- Required task:
Check every line below for the word "page" and copy the ones that have it.

+ + + + +

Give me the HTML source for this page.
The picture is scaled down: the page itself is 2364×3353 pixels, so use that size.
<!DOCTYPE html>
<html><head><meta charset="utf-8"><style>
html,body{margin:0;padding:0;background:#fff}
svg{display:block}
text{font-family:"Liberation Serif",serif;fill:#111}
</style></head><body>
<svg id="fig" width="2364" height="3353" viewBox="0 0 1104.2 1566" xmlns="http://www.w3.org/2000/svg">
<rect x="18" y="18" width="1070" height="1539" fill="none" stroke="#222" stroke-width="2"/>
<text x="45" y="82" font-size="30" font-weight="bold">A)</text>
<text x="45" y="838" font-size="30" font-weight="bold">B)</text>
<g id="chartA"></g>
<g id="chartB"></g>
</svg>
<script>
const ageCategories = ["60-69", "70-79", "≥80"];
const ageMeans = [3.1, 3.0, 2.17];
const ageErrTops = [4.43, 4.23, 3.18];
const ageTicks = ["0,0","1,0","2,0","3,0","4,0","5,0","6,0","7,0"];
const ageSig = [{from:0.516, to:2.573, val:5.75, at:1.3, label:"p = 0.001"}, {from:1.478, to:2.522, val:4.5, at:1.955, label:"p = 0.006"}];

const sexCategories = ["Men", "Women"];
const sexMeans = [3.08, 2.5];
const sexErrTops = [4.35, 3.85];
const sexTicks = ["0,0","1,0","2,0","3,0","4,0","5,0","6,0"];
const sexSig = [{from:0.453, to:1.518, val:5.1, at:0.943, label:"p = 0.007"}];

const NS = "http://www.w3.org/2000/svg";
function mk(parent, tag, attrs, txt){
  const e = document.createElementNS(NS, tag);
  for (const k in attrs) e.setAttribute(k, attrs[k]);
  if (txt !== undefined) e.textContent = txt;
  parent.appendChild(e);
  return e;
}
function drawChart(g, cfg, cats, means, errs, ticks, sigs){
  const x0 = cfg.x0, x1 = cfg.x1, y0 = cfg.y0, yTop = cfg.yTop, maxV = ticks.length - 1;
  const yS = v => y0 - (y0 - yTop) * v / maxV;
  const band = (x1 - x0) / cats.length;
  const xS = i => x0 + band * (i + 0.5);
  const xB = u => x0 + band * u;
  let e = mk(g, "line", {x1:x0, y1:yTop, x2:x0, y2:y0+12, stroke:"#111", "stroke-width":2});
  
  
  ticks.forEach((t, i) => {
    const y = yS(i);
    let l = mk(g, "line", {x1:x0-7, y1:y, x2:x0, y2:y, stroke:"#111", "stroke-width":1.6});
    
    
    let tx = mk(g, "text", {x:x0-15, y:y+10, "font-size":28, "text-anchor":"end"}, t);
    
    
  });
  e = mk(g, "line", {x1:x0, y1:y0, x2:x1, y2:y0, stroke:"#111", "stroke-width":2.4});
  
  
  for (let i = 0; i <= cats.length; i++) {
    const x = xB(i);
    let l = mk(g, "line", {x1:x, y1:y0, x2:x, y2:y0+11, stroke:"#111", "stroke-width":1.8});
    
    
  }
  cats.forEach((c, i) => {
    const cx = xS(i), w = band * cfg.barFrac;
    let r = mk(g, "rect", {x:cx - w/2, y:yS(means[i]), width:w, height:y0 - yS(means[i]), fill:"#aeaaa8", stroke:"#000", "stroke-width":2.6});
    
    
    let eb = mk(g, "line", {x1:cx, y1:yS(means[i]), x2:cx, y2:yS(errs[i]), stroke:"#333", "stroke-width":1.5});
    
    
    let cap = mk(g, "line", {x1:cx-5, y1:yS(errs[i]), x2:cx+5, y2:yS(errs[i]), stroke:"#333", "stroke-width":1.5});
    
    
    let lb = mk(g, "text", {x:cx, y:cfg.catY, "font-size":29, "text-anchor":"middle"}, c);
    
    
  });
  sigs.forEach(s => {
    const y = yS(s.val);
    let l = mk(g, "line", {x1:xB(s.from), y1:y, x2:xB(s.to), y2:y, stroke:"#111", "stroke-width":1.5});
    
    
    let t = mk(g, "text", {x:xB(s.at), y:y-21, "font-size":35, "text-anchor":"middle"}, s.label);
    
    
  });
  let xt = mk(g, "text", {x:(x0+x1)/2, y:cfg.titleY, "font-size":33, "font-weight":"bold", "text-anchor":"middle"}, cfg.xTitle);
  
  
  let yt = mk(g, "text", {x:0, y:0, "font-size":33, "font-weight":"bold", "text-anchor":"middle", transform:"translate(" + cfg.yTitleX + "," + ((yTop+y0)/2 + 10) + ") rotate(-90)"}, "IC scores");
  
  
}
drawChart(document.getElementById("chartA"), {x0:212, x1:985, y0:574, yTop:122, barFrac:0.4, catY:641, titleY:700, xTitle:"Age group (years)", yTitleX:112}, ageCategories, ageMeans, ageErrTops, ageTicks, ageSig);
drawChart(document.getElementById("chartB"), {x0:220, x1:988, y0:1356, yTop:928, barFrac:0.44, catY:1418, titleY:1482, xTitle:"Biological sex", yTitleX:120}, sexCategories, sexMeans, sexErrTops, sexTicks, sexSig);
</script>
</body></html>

+ + + + +

- Output of the exercise:
Give me the HTML source for this page.
The picture is scaled down: the page itself is 2364×3353 pixels, so use that size.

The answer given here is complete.